DATA SHOWN:
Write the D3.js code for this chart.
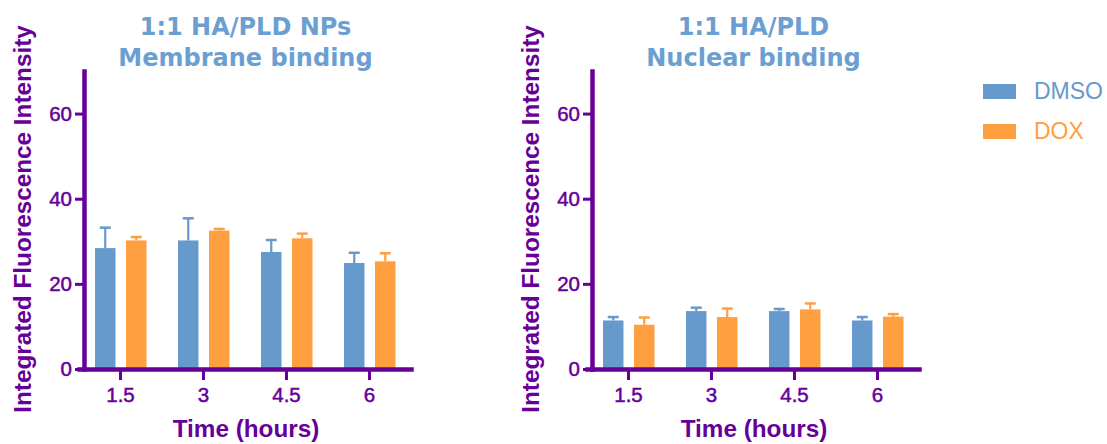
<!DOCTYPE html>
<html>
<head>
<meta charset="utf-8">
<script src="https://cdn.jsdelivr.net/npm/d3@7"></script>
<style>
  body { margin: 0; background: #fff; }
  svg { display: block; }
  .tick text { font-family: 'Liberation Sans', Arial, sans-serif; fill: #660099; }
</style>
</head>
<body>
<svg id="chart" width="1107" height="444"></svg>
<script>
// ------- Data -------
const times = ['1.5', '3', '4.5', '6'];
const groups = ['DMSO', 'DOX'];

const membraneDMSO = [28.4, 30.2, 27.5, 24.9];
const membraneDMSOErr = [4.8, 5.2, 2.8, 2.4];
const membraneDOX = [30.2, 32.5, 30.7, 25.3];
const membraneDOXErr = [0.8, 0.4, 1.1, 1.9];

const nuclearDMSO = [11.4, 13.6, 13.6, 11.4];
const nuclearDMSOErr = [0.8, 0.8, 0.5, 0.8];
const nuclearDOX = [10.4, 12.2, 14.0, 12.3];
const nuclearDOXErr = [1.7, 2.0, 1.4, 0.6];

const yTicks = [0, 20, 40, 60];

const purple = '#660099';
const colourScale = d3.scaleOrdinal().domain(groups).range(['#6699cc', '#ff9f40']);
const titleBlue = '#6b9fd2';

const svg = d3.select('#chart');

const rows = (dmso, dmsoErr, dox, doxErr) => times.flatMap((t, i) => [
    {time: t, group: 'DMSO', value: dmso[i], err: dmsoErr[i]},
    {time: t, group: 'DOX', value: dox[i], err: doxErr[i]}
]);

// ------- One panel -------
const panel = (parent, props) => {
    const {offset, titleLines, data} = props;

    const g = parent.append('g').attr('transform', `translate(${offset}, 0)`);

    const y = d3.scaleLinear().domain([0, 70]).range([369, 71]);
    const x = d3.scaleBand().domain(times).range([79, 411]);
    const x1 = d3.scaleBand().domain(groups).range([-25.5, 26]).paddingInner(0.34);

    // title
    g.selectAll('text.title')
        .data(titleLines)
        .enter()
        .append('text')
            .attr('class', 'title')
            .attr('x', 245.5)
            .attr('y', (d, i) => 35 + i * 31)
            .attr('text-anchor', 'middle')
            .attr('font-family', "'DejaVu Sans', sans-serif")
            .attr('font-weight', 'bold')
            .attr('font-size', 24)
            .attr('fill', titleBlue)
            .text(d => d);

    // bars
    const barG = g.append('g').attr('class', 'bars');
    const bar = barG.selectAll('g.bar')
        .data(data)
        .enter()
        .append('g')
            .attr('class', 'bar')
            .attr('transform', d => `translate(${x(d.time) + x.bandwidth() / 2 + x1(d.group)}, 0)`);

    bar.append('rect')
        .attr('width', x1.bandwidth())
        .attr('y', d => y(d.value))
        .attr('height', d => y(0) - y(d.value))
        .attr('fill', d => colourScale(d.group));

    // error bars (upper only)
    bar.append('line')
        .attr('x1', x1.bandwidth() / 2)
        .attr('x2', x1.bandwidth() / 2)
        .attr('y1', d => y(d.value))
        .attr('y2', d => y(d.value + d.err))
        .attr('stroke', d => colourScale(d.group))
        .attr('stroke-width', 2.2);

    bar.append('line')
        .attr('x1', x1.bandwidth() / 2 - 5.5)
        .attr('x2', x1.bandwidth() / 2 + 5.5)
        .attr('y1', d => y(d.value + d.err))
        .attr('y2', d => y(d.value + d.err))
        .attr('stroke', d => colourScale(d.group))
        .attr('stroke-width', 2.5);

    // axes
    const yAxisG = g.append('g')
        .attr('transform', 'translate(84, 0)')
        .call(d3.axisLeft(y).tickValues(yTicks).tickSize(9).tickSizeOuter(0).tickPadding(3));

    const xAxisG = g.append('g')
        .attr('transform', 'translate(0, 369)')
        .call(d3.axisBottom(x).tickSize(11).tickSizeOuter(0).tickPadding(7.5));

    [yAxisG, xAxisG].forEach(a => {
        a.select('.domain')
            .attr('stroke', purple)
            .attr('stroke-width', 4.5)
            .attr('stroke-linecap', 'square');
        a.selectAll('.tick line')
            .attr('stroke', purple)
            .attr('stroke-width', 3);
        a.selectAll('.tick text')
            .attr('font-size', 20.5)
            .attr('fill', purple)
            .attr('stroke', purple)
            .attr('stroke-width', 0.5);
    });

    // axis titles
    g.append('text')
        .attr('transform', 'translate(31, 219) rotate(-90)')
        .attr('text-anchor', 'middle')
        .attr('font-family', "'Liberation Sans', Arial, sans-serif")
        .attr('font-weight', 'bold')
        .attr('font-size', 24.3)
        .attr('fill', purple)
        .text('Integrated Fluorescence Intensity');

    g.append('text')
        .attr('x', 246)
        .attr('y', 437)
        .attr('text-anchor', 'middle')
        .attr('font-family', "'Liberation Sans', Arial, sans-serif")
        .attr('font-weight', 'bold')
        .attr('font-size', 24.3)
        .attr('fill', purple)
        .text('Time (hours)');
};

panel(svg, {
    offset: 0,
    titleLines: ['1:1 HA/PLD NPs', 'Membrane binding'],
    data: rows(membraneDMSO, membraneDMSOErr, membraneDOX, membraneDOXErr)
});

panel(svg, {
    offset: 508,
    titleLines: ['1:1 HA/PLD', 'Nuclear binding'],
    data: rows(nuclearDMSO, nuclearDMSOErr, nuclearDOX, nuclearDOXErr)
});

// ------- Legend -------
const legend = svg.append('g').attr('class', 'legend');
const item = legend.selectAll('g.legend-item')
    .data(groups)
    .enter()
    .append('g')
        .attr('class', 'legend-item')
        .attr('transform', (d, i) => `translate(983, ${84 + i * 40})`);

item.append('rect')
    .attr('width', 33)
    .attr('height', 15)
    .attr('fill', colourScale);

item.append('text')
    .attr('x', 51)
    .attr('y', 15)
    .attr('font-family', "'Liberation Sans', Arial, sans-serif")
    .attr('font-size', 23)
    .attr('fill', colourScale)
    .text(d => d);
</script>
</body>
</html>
--
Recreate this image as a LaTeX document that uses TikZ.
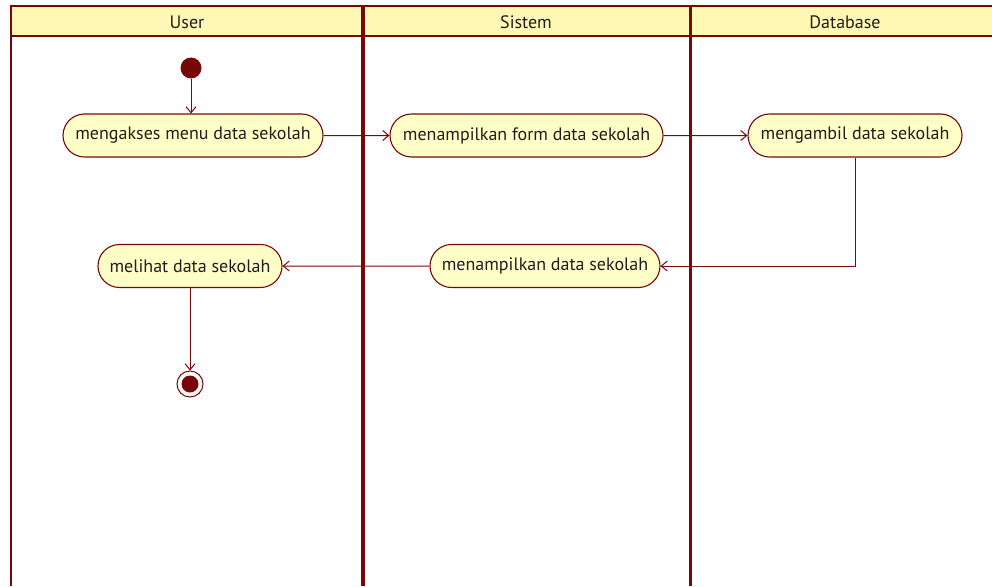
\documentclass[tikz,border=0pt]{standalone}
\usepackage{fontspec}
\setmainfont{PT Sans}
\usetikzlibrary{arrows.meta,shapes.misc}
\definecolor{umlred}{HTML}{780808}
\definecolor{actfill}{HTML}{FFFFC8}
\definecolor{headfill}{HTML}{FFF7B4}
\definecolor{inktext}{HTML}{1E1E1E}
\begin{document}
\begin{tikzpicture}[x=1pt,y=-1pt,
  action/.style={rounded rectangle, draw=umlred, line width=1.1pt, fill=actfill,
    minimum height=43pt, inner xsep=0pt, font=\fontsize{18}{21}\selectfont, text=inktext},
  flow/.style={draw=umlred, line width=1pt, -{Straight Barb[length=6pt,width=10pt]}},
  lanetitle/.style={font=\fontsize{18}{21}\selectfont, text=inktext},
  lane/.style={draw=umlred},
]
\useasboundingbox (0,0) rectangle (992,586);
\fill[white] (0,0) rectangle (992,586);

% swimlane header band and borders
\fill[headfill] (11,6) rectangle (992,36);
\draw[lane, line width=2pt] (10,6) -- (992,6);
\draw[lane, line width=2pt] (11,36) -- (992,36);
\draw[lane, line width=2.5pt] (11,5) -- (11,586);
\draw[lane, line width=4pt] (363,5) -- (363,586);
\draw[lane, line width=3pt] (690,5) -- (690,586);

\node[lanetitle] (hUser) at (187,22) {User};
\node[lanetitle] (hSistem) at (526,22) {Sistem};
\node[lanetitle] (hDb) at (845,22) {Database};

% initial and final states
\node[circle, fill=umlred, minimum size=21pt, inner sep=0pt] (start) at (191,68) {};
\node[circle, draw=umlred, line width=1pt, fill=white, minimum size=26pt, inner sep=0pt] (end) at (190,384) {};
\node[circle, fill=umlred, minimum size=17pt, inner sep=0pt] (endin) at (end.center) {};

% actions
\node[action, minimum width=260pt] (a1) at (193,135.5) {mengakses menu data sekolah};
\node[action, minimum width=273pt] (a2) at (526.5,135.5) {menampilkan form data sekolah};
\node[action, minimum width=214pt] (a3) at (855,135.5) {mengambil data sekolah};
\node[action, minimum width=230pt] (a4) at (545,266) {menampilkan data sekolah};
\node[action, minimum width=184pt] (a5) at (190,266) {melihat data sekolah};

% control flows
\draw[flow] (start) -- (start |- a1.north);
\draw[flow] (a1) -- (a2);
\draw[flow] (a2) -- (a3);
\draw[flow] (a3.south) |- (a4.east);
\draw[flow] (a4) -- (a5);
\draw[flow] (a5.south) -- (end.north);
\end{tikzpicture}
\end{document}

AIM:
Your task is to reproduce only the lines from the one with "Recreate this image" through the one with "minimum size=17pt, inner", keeping both ends. Skip every picture.

RESULT FOR THIS EXERCISE:
Recreate this image as a LaTeX document that uses TikZ.
\documentclass[tikz,border=0pt]{standalone}
\usepackage{fontspec}
\setmainfont{PT Sans}
\usetikzlibrary{arrows.meta,shapes.misc}
\definecolor{umlred}{HTML}{780808}
\definecolor{actfill}{HTML}{FFFFC8}
\definecolor{headfill}{HTML}{FFF7B4}
\definecolor{inktext}{HTML}{1E1E1E}
\begin{document}
\begin{tikzpicture}[x=1pt,y=-1pt,
  action/.style={rounded rectangle, draw=umlred, line width=1.1pt, fill=actfill,
    minimum height=43pt, inner xsep=0pt, font=\fontsize{18}{21}\selectfont, text=inktext},
  flow/.style={draw=umlred, line width=1pt, -{Straight Barb[length=6pt,width=10pt]}},
  lanetitle/.style={font=\fontsize{18}{21}\selectfont, text=inktext},
  lane/.style={draw=umlred},
]
\useasboundingbox (0,0) rectangle (992,586);
\fill[white] (0,0) rectangle (992,586);

% swimlane header band and borders
\fill[headfill] (11,6) rectangle (992,36);
\draw[lane, line width=2pt] (10,6) -- (992,6);
\draw[lane, line width=2pt] (11,36) -- (992,36);
\draw[lane, line width=2.5pt] (11,5) -- (11,586);
\draw[lane, line width=4pt] (363,5) -- (363,586);
\draw[lane, line width=3pt] (690,5) -- (690,586);

\node[lanetitle] (hUser) at (187,22) {User};
\node[lanetitle] (hSistem) at (526,22) {Sistem};
\node[lanetitle] (hDb) at (845,22) {Database};

% initial and final states
\node[circle, fill=umlred, minimum size=21pt, inner sep=0pt] (start) at (191,68) {};
\node[circle, draw=umlred, line width=1pt, fill=white, minimum size=26pt, inner sep=0pt] (end) at (190,384) {};
\node[circle, fill=umlred, minimum size=17pt, inner sep=0pt] (endin) at (end.center) {};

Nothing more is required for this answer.